Please reproduce the lines of the records below from the one holding "Reproduce this chart with Altair." through the one holding "import pandas as pd", inclusive, skipping all pictures.

───── Raw data ─────

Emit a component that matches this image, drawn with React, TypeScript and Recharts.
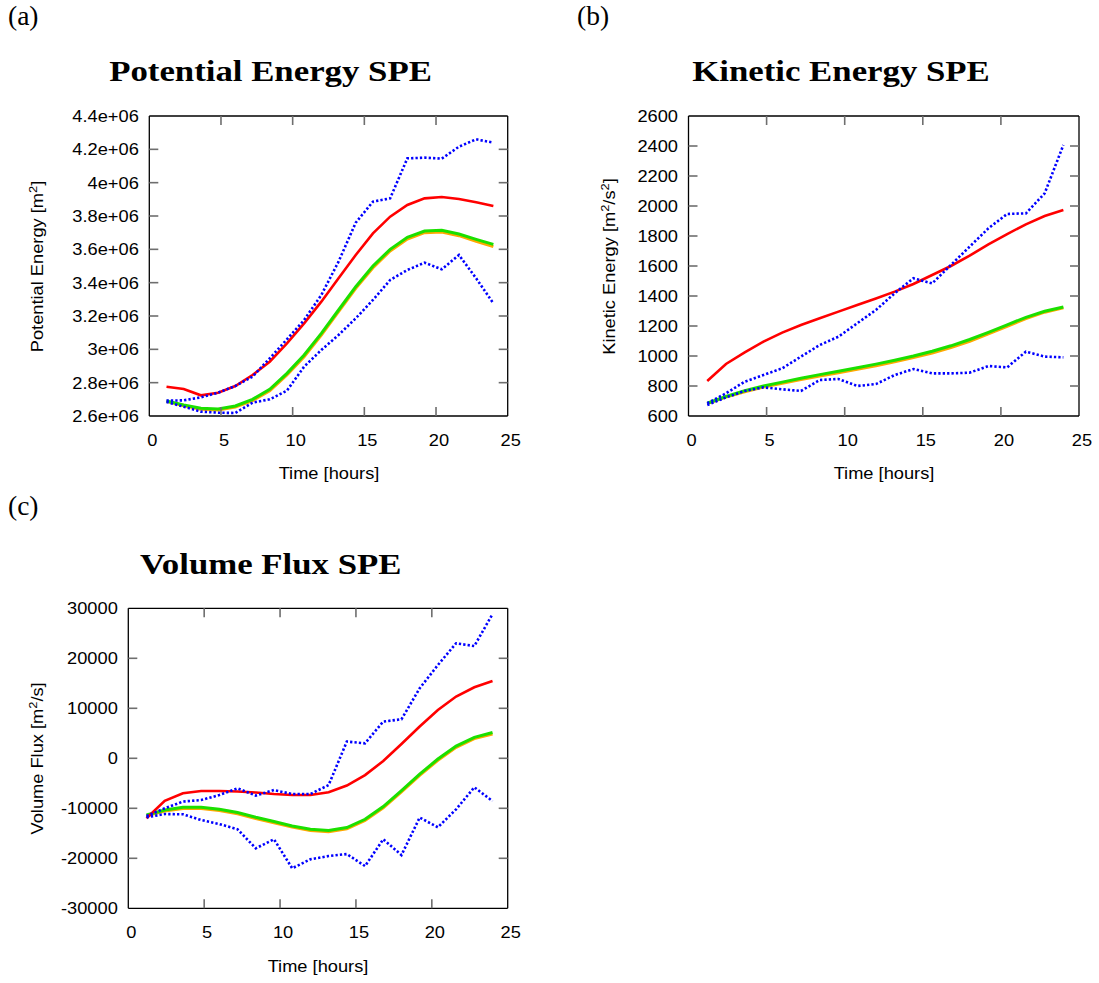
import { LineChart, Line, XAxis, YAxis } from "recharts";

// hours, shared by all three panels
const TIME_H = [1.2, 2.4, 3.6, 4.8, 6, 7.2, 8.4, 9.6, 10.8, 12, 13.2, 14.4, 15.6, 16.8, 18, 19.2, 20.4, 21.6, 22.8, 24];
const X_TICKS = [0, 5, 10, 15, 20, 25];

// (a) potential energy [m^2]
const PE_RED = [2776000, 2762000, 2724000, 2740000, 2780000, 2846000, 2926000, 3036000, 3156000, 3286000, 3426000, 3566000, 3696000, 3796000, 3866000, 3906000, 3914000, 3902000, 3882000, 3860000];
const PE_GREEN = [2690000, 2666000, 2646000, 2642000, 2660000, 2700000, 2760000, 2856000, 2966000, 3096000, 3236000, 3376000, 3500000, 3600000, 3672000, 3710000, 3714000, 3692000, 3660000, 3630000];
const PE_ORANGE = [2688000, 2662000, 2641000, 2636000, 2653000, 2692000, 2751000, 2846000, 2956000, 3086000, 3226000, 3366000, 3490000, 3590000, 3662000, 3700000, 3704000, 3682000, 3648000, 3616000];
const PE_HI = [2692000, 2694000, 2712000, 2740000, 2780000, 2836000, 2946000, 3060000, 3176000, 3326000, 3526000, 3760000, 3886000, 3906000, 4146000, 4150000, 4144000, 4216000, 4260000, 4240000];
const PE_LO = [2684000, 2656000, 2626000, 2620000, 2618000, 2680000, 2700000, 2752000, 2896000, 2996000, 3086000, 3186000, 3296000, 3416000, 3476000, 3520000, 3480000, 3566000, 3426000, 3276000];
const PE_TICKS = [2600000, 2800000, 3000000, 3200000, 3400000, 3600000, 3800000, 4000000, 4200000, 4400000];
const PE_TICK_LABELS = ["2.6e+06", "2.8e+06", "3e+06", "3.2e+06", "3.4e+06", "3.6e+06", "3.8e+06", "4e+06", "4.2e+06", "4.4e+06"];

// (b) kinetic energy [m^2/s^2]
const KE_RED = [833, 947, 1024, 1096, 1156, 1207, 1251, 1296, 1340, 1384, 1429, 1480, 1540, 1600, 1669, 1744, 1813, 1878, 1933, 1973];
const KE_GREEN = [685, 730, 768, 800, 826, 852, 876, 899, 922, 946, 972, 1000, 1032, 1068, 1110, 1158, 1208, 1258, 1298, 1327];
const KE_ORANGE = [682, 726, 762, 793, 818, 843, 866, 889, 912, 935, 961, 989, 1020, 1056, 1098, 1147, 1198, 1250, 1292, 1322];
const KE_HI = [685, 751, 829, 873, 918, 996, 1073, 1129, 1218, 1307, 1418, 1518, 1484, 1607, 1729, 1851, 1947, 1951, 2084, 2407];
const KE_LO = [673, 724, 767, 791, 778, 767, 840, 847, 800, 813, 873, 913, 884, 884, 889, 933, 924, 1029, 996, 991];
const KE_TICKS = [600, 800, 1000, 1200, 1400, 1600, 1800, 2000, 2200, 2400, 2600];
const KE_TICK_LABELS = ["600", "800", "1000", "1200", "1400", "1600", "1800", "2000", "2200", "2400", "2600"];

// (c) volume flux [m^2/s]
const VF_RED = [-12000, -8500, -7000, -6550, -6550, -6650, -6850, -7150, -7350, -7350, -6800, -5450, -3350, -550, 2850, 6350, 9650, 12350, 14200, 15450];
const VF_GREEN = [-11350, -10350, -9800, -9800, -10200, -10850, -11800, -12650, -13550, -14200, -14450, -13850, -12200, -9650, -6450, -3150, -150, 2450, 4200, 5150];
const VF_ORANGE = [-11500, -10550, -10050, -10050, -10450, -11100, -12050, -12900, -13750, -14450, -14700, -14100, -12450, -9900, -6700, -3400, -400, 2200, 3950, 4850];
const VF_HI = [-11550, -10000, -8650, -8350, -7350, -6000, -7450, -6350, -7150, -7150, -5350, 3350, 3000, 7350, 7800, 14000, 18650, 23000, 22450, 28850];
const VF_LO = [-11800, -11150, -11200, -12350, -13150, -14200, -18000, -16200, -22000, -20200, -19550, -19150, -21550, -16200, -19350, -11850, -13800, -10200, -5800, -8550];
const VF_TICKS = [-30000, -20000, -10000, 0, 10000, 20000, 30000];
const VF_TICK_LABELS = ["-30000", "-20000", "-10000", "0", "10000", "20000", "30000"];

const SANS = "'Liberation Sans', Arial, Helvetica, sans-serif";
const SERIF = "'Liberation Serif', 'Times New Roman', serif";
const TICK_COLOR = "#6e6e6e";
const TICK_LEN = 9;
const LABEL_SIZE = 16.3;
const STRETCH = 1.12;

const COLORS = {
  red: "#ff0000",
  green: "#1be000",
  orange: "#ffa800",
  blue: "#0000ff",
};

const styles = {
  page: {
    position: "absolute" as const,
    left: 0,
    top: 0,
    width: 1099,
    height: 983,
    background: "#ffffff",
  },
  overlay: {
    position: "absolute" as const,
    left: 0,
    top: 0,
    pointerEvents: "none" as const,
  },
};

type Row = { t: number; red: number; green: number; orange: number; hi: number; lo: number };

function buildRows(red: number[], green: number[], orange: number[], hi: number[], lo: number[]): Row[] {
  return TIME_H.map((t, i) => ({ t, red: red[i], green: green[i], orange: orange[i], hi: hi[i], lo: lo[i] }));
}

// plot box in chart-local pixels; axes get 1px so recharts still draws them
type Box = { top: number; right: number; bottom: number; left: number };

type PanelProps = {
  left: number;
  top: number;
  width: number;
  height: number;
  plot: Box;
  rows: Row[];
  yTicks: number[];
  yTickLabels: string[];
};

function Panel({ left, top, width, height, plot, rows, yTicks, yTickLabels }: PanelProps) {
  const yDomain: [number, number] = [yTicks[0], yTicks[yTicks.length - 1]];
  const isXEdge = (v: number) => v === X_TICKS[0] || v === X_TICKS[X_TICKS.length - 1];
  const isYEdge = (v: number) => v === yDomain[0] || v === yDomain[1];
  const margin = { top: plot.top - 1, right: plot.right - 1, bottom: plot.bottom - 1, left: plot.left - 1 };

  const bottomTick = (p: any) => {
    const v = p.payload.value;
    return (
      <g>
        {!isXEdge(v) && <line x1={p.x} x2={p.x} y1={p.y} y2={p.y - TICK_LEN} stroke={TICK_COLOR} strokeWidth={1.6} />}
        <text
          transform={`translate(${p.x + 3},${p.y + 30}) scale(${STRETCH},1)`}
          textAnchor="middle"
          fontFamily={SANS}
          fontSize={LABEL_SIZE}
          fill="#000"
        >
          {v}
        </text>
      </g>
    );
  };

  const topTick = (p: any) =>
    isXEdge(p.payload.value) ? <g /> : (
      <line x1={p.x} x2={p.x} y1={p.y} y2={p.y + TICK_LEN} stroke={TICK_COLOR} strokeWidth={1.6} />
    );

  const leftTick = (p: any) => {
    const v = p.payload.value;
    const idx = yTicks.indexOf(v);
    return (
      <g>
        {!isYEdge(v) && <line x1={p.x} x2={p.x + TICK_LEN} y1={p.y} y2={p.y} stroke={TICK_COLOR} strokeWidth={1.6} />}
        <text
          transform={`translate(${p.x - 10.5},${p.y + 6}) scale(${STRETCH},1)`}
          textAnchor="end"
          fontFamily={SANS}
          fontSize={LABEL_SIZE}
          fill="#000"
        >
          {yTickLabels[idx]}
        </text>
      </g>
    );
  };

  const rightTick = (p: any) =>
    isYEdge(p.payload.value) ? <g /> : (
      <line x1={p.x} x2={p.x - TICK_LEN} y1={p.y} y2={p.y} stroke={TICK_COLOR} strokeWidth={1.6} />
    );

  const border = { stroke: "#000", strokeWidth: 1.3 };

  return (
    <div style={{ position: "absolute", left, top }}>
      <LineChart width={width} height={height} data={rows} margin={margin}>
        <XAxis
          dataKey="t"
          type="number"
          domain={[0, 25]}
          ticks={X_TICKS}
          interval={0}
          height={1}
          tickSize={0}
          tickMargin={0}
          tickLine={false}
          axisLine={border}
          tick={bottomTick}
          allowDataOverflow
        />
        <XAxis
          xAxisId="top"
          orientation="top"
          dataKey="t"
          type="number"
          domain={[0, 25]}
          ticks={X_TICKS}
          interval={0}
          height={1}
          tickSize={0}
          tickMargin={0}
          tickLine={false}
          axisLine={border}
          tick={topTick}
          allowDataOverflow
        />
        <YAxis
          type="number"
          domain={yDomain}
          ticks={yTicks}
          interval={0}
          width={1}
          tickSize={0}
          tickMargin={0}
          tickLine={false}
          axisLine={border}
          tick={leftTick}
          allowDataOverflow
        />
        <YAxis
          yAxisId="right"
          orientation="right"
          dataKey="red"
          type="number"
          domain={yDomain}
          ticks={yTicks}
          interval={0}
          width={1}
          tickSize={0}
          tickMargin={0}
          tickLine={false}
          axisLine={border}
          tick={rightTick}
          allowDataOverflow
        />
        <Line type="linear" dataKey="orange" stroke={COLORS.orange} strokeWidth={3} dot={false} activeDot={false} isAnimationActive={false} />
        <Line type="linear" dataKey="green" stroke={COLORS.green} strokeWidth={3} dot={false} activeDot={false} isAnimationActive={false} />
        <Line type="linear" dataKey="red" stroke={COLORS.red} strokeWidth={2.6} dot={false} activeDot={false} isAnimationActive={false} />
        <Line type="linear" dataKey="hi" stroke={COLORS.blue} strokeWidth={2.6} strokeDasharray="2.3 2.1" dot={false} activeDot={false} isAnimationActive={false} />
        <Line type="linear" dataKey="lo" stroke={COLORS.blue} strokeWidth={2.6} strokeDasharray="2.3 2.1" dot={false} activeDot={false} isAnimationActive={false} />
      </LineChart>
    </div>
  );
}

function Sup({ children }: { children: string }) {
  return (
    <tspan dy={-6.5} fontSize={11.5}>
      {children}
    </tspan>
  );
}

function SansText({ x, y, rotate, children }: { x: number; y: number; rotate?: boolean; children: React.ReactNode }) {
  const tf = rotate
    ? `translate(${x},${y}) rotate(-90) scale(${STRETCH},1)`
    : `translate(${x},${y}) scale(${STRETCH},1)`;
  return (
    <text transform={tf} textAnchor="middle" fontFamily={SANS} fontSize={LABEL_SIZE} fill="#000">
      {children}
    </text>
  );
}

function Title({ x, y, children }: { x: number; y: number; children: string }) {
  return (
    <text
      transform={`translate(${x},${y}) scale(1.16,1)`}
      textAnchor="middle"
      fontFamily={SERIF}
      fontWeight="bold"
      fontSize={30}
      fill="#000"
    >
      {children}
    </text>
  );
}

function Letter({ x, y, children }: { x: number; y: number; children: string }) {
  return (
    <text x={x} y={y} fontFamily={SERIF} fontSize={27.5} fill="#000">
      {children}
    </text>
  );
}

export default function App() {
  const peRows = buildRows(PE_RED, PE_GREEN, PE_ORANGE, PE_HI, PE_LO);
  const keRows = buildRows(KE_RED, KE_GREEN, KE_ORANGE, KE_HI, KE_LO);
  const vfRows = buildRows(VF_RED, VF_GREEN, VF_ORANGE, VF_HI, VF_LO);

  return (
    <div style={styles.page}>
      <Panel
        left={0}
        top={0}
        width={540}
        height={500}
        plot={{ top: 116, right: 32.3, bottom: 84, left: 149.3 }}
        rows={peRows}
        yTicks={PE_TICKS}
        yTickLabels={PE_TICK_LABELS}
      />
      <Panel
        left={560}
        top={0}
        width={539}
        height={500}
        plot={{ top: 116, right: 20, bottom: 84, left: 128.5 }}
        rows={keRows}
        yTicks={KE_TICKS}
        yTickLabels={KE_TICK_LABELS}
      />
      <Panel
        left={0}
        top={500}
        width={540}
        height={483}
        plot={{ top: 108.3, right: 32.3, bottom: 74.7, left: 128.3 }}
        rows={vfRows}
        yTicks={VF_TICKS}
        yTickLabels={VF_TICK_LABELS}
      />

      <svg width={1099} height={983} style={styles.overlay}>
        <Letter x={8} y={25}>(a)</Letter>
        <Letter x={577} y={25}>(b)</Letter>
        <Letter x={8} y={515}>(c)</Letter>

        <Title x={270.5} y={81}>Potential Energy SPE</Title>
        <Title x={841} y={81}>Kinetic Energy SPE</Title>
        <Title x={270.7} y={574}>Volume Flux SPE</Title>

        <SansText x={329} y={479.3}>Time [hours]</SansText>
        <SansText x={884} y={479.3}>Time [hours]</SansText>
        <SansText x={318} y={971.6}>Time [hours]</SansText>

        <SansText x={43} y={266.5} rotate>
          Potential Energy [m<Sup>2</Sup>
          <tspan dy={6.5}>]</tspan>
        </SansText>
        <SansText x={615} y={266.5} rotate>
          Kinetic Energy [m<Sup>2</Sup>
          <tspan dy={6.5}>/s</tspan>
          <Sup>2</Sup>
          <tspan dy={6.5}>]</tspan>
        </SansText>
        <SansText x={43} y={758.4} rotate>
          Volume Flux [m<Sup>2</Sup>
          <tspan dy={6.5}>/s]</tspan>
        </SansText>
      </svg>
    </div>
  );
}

─────
───── Raw data ─────

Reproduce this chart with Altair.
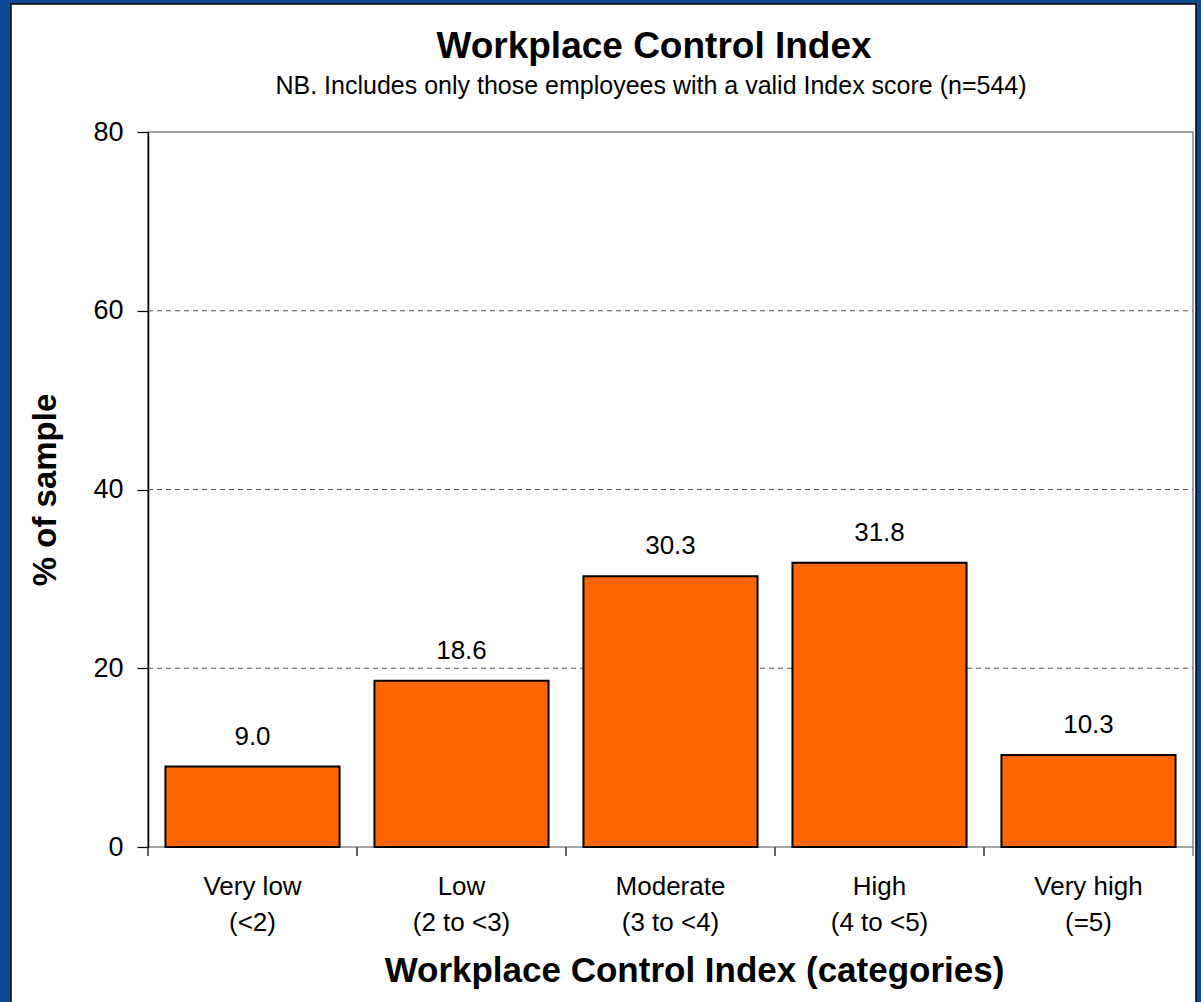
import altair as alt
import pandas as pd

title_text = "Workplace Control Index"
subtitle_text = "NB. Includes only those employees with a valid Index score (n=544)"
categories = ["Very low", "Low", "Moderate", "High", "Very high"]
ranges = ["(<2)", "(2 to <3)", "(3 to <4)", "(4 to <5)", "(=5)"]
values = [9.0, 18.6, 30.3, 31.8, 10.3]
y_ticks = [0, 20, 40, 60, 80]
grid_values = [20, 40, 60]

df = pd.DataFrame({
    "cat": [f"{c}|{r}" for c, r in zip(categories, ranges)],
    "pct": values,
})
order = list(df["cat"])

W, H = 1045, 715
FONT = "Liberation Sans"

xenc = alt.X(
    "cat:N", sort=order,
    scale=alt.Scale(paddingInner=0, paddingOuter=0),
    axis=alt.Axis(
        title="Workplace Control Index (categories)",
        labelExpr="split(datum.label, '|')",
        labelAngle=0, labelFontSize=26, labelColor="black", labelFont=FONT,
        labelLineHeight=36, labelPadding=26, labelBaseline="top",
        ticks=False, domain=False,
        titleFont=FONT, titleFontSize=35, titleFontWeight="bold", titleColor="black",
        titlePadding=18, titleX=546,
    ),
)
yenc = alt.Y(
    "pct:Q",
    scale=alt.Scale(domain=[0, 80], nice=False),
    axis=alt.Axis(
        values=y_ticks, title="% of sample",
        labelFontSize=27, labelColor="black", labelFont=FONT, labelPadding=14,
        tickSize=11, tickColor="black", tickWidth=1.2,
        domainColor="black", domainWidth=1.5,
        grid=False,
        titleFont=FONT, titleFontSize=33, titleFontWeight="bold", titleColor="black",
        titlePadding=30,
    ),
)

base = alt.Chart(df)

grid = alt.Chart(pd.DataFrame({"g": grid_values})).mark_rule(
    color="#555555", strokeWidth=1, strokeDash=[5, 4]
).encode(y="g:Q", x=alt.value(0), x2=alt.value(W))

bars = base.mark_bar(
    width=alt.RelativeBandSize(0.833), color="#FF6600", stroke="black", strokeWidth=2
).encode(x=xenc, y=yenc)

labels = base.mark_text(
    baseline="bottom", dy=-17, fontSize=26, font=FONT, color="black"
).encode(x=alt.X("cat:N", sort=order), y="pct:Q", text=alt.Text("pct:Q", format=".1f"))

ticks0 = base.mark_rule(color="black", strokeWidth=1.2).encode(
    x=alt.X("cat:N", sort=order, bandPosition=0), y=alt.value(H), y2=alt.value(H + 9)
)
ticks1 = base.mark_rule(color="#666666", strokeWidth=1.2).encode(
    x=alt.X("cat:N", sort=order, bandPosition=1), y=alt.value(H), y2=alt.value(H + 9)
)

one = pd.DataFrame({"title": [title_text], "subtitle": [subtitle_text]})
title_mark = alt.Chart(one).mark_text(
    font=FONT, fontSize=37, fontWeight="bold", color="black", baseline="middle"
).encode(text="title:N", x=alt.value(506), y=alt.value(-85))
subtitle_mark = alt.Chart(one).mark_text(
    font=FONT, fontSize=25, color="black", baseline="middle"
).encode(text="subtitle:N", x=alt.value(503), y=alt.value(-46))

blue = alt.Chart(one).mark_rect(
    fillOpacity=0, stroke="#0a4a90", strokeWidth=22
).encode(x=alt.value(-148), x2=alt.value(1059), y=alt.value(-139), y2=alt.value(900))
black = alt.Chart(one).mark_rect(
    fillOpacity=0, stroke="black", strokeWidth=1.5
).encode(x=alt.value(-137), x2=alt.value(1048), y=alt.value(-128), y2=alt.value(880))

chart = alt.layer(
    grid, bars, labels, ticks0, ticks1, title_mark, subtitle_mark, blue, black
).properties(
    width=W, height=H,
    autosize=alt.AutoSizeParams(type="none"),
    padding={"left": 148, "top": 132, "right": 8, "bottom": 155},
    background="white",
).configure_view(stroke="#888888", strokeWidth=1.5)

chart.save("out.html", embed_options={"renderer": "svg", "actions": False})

─────

■ Result of this exercise
Reproduce this chart with Altair.
import altair as alt
import pandas as pd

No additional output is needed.